Re: [patch 2/2] fix file counting
From: Dipankar Sarma
Date: Mon Jan 30 2006 - 11:59:23 EST
On Fri, Jan 27, 2006 at 03:28:57PM -0800, Andrew Morton wrote:
> "Paul E. McKenney" <paulmck@xxxxxxxxxx> wrote:
> >
> > > > I am using a patch that seems sligthly better : It removes the filp_count_lock
> > > > as yours but introduces a percpu variable, and a lazy nr_files . (Its value
> > > > can be off with a delta of +/- 16*num_possible_cpus()
> > >
> > > Yes, I think that is better.
> >
> > I agree that Eric's approach likely improves performance on large systems
> > due to decreased cache thrashing.

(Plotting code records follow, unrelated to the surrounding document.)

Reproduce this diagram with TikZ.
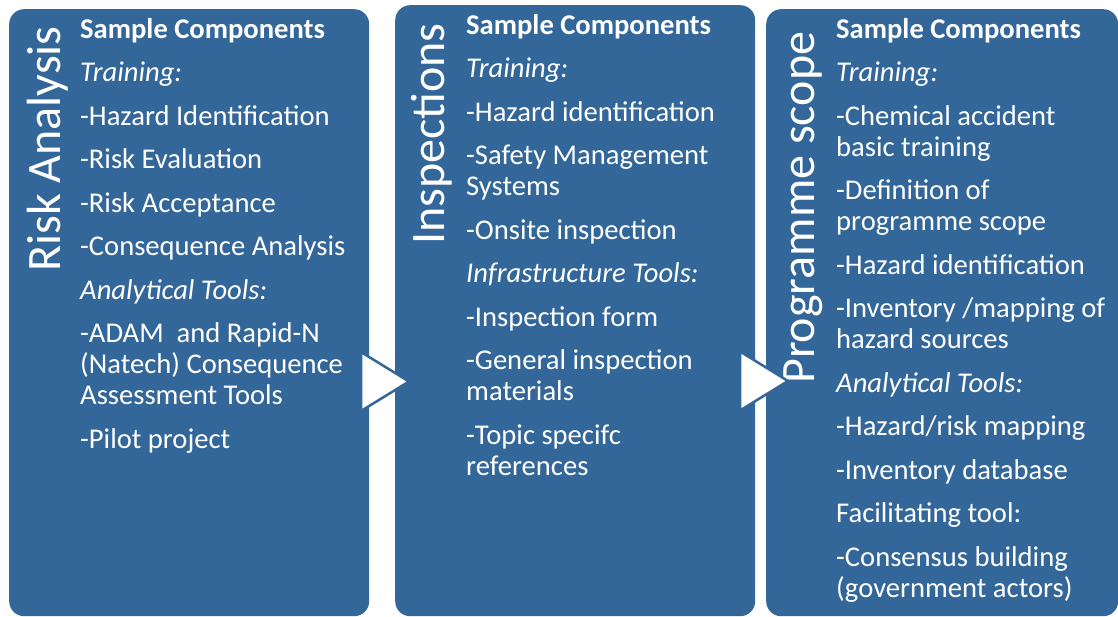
\documentclass[tikz,border=0pt]{standalone}
\usepackage{fontspec}
\setmainfont{Carlito}
\usetikzlibrary{shapes.geometric}
\definecolor{boxblue}{RGB}{52,103,153}
\newcommand\itemgap{12.5pt}

\begin{document}
\begin{tikzpicture}[x=1pt,y=-1pt,
    stage/.style={fill=boxblue,rounded corners=15pt,minimum width=360pt,minimum height=607pt,anchor=north west,inner sep=0pt},
    title/.style={rotate=90,anchor=base west,inner sep=0pt,text=white,font=\fontsize{48}{58}\selectfont},
    body/.style={anchor=north west,inner sep=0pt,align=left,text=white,font=\fontsize{28.6}{31}\selectfont},
    flow/.style={isosceles triangle,isosceles triangle stretches,fill=white,draw=boxblue,line width=2.5pt,
      minimum width=59pt,minimum height=48pt,inner sep=0pt,outer sep=0pt,anchor=apex}]
  \useasboundingbox (0,0) rectangle (1118,617);
  % stages
  \node[stage] (risk) at (9,9) {};
  \node[stage,minimum height=611pt] (insp) at (395,5) {};
  \node[stage,minimum width=352pt] (scope) at (766,9) {};
  % vertical titles
  \node[title] (riskT) at (60,272) {Risk Analysis};
  \node[title] (inspT) at (444,245) {Inspections};
  \node[title] (scopeT) at (814,384) {Programme scope};
  % components
  \node[body] (riskB) at (80,18) {\textbf{Sample Components}\\[\itemgap]
    \textit{Training:}\\[\itemgap]
    -Hazard Identification\\[\itemgap]
    -Risk Evaluation\\[\itemgap]
    -Risk Acceptance\\[\itemgap]
    -Consequence Analysis\\[\itemgap]
    \textit{Analytical Tools:}\\[\itemgap]
    -ADAM\ \ and Rapid-N\\(Natech) Consequence\\Assessment Tools\\[\itemgap]
    -Pilot project};
  \node[body] (inspB) at (466,14) {\textbf{Sample Components}\\[\itemgap]
    \textit{Training:}\\[\itemgap]
    -Hazard identification\\[\itemgap]
    -Safety Management\\Systems\\[\itemgap]
    -Onsite inspection\\[\itemgap]
    \textit{Infrastructure Tools:}\\[\itemgap]
    -Inspection form\\[\itemgap]
    -General inspection\\materials\\[\itemgap]
    -Topic specifc\\references};
  \node[body] (scopeB) at (836,18) {\textbf{Sample Components}\\[\itemgap]
    \textit{Training:}\\[\itemgap]
    -Chemical accident\\basic training\\[\itemgap]
    -Definition of\\programme scope\\[\itemgap]
    -Hazard identification\\[\itemgap]
    -Inventory /mapping of\\hazard sources\\[\itemgap]
    \textit{Analytical Tools:}\\[\itemgap]
    -Hazard/risk mapping\\[\itemgap]
    -Inventory database\\[\itemgap]
    Facilitating tool:\\[\itemgap]
    -Consensus building\\(government actors)};
  % flow arrows
  \node[flow] (arrA) at (409,381.5) {};
  \node[flow] (arrB) at (788,381) {};
\end{tikzpicture}
\end{document}
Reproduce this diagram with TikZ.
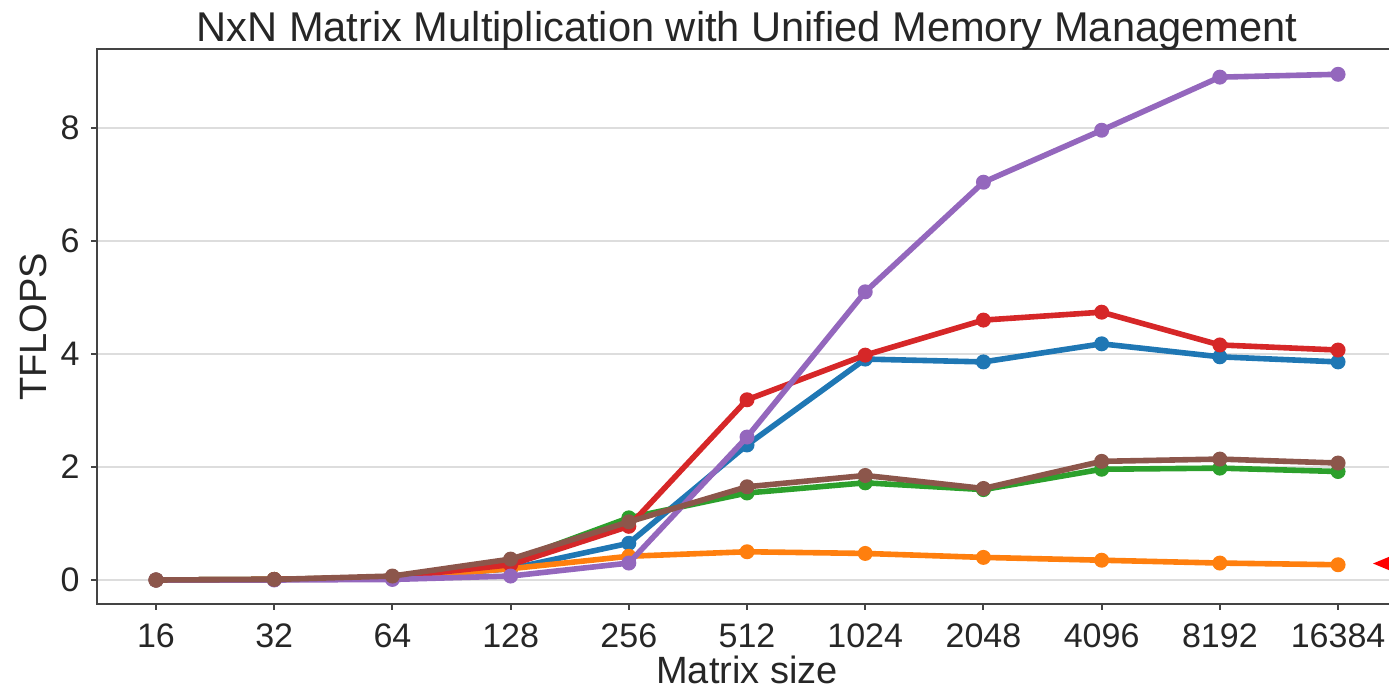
\documentclass[tikz,border=0pt]{standalone}
\usepackage{fontspec}
\setmainfont{Liberation Sans}
\usepackage{xcolor}
\usepackage{tikz}
\usetikzlibrary{positioning}

\definecolor{cblue}{HTML}{1F77B4}
\definecolor{corange}{HTML}{FF7F0E}
\definecolor{cgreen}{HTML}{2CA02C}
\definecolor{cred}{HTML}{D62728}
\definecolor{cpurple}{HTML}{9467BD}
\definecolor{cbrown}{HTML}{8C564B}
\definecolor{gridgray}{HTML}{DDDDDD}
\definecolor{axisgray}{HTML}{444444}
\definecolor{labelgray}{HTML}{262626}

% one line with its dots
\newcommand{\plotseries}[2]{%
  \draw[series, #1] (0,0) \foreach \y [count=\i from 0] in {#2} { -- (\i,\y) };
  \foreach \y [count=\i from 0] in {#2}
    \fill[#1] (\i,\y) circle (3.75pt);
}

\begin{document}
\begin{tikzpicture}[
  x=59.1pt, y=28.25pt,
  font=\fontsize{17}{20}\selectfont
]
\tikzset{
    gridline/.style = {draw=gridgray, line width=0.75pt},
    spine/.style = {draw=axisgray, line width=1pt},
    series/.style = {line width=2.8pt, line join=round, line cap=round},
    ticklabel/.style = {text=labelgray, inner sep=0pt},
    axislabel/.style = {text=labelgray, inner sep=0pt, font=\fontsize{19}{22}\selectfont},
}
\useasboundingbox (-1.3198,-1.982) rectangle (10.431,10.265);
\clip (-1.3198,-1.982) rectangle (10.431,10.265);

% grid
\foreach \v in {0,2,...,8}
  \draw[gridline] (-0.5,\v) -- (10.5,\v);

% axes box
\draw[spine] (-0.5,-0.425) rectangle (10.5,9.398);

% y ticks
\foreach \v in {0,2,...,8} {
  \draw[spine] (-0.5,\v) -- ++(-3pt,0);
  \node[ticklabel, anchor=east] (ytick\v) at (-0.643,\v) {\v};
}

% x ticks
\foreach \lab [count=\i from 0] in {16,32,64,128,256,512,1024,2048,4096,8192,16384} {
  \draw[spine] (\i,-0.425) -- ++(0,-3pt);
  \node[ticklabel, anchor=base] (xtick\i) at (\i,-1.186) {\lab};
}

% labels
\node[axislabel, anchor=base] (title) at (5,9.522) {\fontsize{20.8}{24}\selectfont NxN Matrix Multiplication with Unified Memory Management};
\node[axislabel, anchor=base] (xlabel) at (5,-1.84) {Matrix size};
\node[axislabel, rotate=90] (ylabel) at (-1.04,4.48) {TFLOPS};

% data
\plotseries{cblue}{0,0.01,0.03,0.2,0.65,2.39,3.91,3.86,4.18,3.95,3.86}
\plotseries{corange}{0,0.01,0.03,0.2,0.42,0.5,0.47,0.4,0.35,0.3,0.27}
\plotseries{cgreen}{0,0.01,0.05,0.33,1.1,1.54,1.72,1.6,1.96,1.98,1.92}
\plotseries{cred}{0,0.01,0.05,0.27,0.95,3.19,3.98,4.6,4.74,4.16,4.07}
\plotseries{cpurple}{0,0.0,0.01,0.07,0.3,2.53,5.1,7.04,7.96,8.9,8.95}
\plotseries{cbrown}{0,0.01,0.07,0.37,1.03,1.65,1.85,1.62,2.1,2.14,2.07}

% marker at right edge
\fill[red] (10.296,0.292) -- ++(12pt,5pt) -- ++(0,-10pt) -- cycle;
\end{tikzpicture}
\end{document}
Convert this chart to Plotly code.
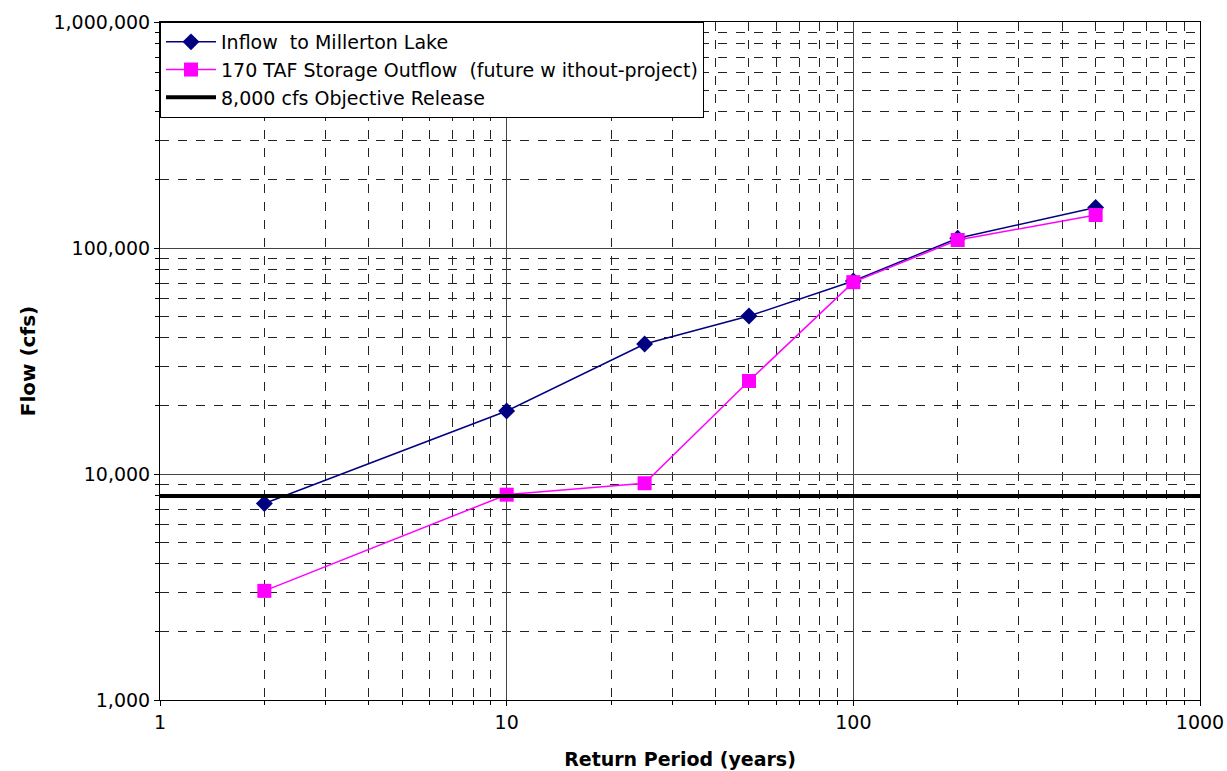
import plotly.graph_objects as go

return_period = [2, 10, 25, 50, 100, 200, 500]
inflow = [7400, 19000, 37600, 50000, 71400, 110500, 151000]
outflow = [3040, 8100, 9100, 25800, 70600, 108500, 140000]
objective_x = [1, 1000]
objective_y = [8000, 8000]

x_ticks = [1, 10, 100, 1000]
x_labels = ["1", "10", "100", "1000"]
y_ticks = [1000, 10000, 100000, 1000000]
y_labels = ["1,000", "10,000", "100,000", "1,000,000"]
minor_x = [m * d for d in (1, 10, 100) for m in range(2, 10)]
minor_y = [m * d for d in (1000, 10000, 100000) for m in range(2, 10)]

FONT = "DejaVu Sans, Verdana, sans-serif"

fig = go.Figure()
fig.add_trace(go.Scatter(
    x=return_period, y=inflow, mode="lines+markers",
    name="Inflow  to Millerton Lake",
    line=dict(color="#000080", width=1.5),
    marker=dict(symbol="diamond", size=13, color="#000080"),
))
fig.add_trace(go.Scatter(
    x=return_period, y=outflow, mode="lines+markers",
    name="170 TAF Storage Outflow  (future w ithout-project)",
    line=dict(color="#FF00FF", width=1.5),
    marker=dict(symbol="square", size=14, color="#FF00FF"),
))
fig.add_trace(go.Scatter(
    x=objective_x, y=objective_y, mode="lines",
    name="8,000 cfs Objective Release",
    line=dict(color="black", width=4),
))

axis_common = dict(
    type="log", showline=True, linecolor="black", linewidth=1, mirror=True,
    showgrid=True, gridcolor="#444444", gridwidth=1,
    ticks="outside", ticklen=5, tickcolor="black",
    tickfont=dict(family=FONT, size=19, color="black"),
    zeroline=False, automargin=False,
)

fig.update_xaxes(
    **axis_common,
    range=[0, 3], tickvals=x_ticks, ticktext=x_labels,
    minor=dict(tickvals=minor_x, showgrid=True, griddash="dash",
               gridcolor="#222222", gridwidth=1, ticks="outside", ticklen=4, tickcolor="black"),
    title=dict(text="<b>Return Period (years)</b>", font=dict(family=FONT, size=19, color="black"), standoff=20),
)
fig.update_yaxes(
    **axis_common,
    range=[3, 6], tickvals=y_ticks, ticktext=y_labels,
    minor=dict(tickvals=minor_y, showgrid=True, griddash="dash",
               gridcolor="#222222", gridwidth=1, ticks="outside", ticklen=4, tickcolor="black"),
    title=dict(text="<b>Flow (cfs)</b>", font=dict(family=FONT, size=20, color="black"), standoff=12),
)

fig.update_layout(
    width=1227, height=771,
    margin=dict(l=160, r=27, t=22, b=71),
    plot_bgcolor="white", paper_bgcolor="white",
    font=dict(family=FONT, size=19, color="black"),
    legend=dict(
        x=0, y=1, xanchor="left", yanchor="top",
        bgcolor="white", bordercolor="black", borderwidth=1,
        font=dict(family=FONT, size=19, color="black"),
        tracegroupgap=0, itemwidth=50,
    ),
)

fig.write_html("out.html")
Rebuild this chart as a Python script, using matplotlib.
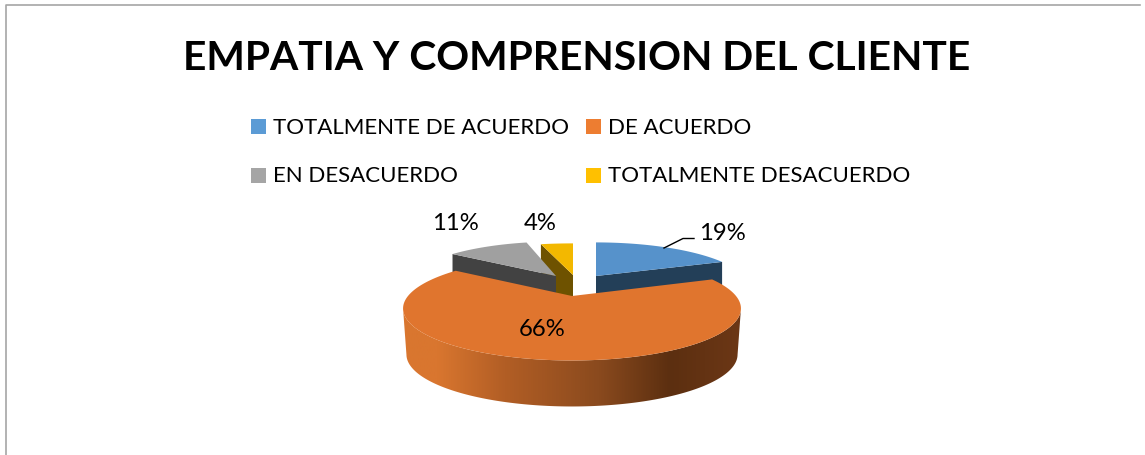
import numpy as np
import matplotlib
matplotlib.use('Agg')
import matplotlib.pyplot as plt
from matplotlib.patches import Polygon, Rectangle
from matplotlib.colors import LinearSegmentedColormap

plt.rcParams['font.family'] = ['Lato', 'DejaVu Sans']

title = 'EMPATIA Y COMPRENSION DEL CLIENTE'
labels = ['TOTALMENTE DE ACUERDO', 'DE ACUERDO', 'EN DESACUERDO', 'TOTALMENTE DESACUERDO']
values = [19, 66, 11, 4]
top_colors = ['#5692CB', '#E0752E', '#A0A0A0', '#F3B800']
legend_colors = ['#5B9BD5', '#ED7D31', '#A5A5A5', '#FFC000']
side_colors = ['#233F58', '#5E3012', '#424242', '#6E5200']

# apex of each slice in pixels, and how far it was pulled out
apex = [(596, 276), (572, 296), (556, 276), (573, 275)]
scale_x = [0.90, 1.0, 0.89, 0.97]
scale_y = [0.85, 1.0, 0.87, 0.80]
rx, ry, persp, depth = 164, 49, 0.24, 46

fig = plt.figure(figsize=(11.45, 4.55), dpi=100)
ax = fig.add_axes([0, 0, 1, 1])
ax.set_xlim(0, 1145)
ax.set_ylim(455, 0)
ax.axis('off')

ax.plot([6, 6, 1140], [455, 4.5, 4.5], color='#A6A6A6', lw=1.2)


def arc(i, a0, a1, n=120):
    t = np.radians(np.linspace(a0, a1, n))
    u, v = np.sin(t), np.cos(t)
    s = 1 / (1 + persp * v)
    return np.column_stack([apex[i][0] + rx * u * s * scale_x[i], apex[i][1] - ry * v * s * scale_y[i]])


def side(p0, p1, color, z):
    pts = [p0, p1, (p1[0], p1[1] + depth), (p0[0], p0[1] + depth)]
    ax.add_patch(Polygon(pts, closed=True, fc=color, ec='none', zorder=z))


ends = np.cumsum(values) / sum(values) * 360
starts = np.r_[0, ends[:-1]]

# yellow, blue and grey sit behind the orange slice
for i, z in [(3, 2), (0, 2), (2, 3)]:
    pts = arc(i, starts[i], ends[i])
    # the cut face that looks towards the viewer
    edge = pts[-1] if i == 0 else pts[0]
    side(edge, apex[i], side_colors[i], z)
    ax.add_patch(Polygon(np.vstack([apex[i], pts]), closed=True, fc=top_colors[i], ec='none', zorder=z + 0.5))

# orange wall with the shading running left to right
pts = arc(1, starts[1], ends[1], 300)
low = pts + [0, depth]
low[:, 0] = apex[1][0] + (low[:, 0] - apex[1][0]) * 0.98
# only the front half, from the widest point on the right to the one on the left
r, l = pts[:, 0].argmax(), pts[:, 0].argmin()
wall = Polygon(np.vstack([pts[r:l + 1], low[r:l + 1][::-1]]), closed=True, fc='none', ec='none', zorder=5)
ax.add_patch(wall)
shade = LinearSegmentedColormap.from_list('shade', [
    (0.0, '#D9762F'), (0.1, '#D9762F'), (0.3, '#B25E25'), (0.58, '#8A4A1E'),
    (0.79, '#5C2F10'), (1.0, '#6C3716')])
im = ax.imshow(np.linspace(0, 1, 256)[None, :], cmap=shade, extent=(403, 741, 455, 0), aspect='auto', zorder=5)
im.set_clip_path(wall)
ax.set_xlim(0, 1145)
ax.set_ylim(455, 0)
ax.add_patch(Polygon(np.vstack([apex[1], pts]), closed=True, fc=top_colors[1], ec='none', zorder=6))

ax.plot([664, 683, 694], [248, 238.5, 238.5], color='black', lw=1, zorder=7)

pct_pos = [(722, 233.5), (542, 329), (455, 223), (540, 223)]
for v, (x, y) in zip(values, pct_pos):
    ax.text(x, y, f'{v}%', ha='center', va='center', fontsize=17.2, color='black', zorder=8)

fig.text(577 / 1145, 1 - 58.5 / 455, title, ha='center', va='center', fontsize=29.3, fontweight='bold', color='black')

legend_pos = [(252, 126), (587, 126), (252, 175), (587, 175)]
for lab, col, (x, y) in zip(labels, legend_colors, legend_pos):
    ax.add_patch(Rectangle((x - 1, y - 7), 15, 15, fc=col, ec='none'))
    ax.text(x + 21, y + 1.5, lab, ha='left', va='center', fontsize=16, color='black')

fig.savefig('out.png', dpi=100)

However, the real problem is getting
> > both good throughput and good latency in RCU callback processing, given
> > Lee Revell's latency testing results. Once we get that in hand, then
> > we should consider Eric's approach.
>
> Dipankar's patch risks worsening large-SMP scalability, doesn't it?
> Putting an atomic op into the file_free path?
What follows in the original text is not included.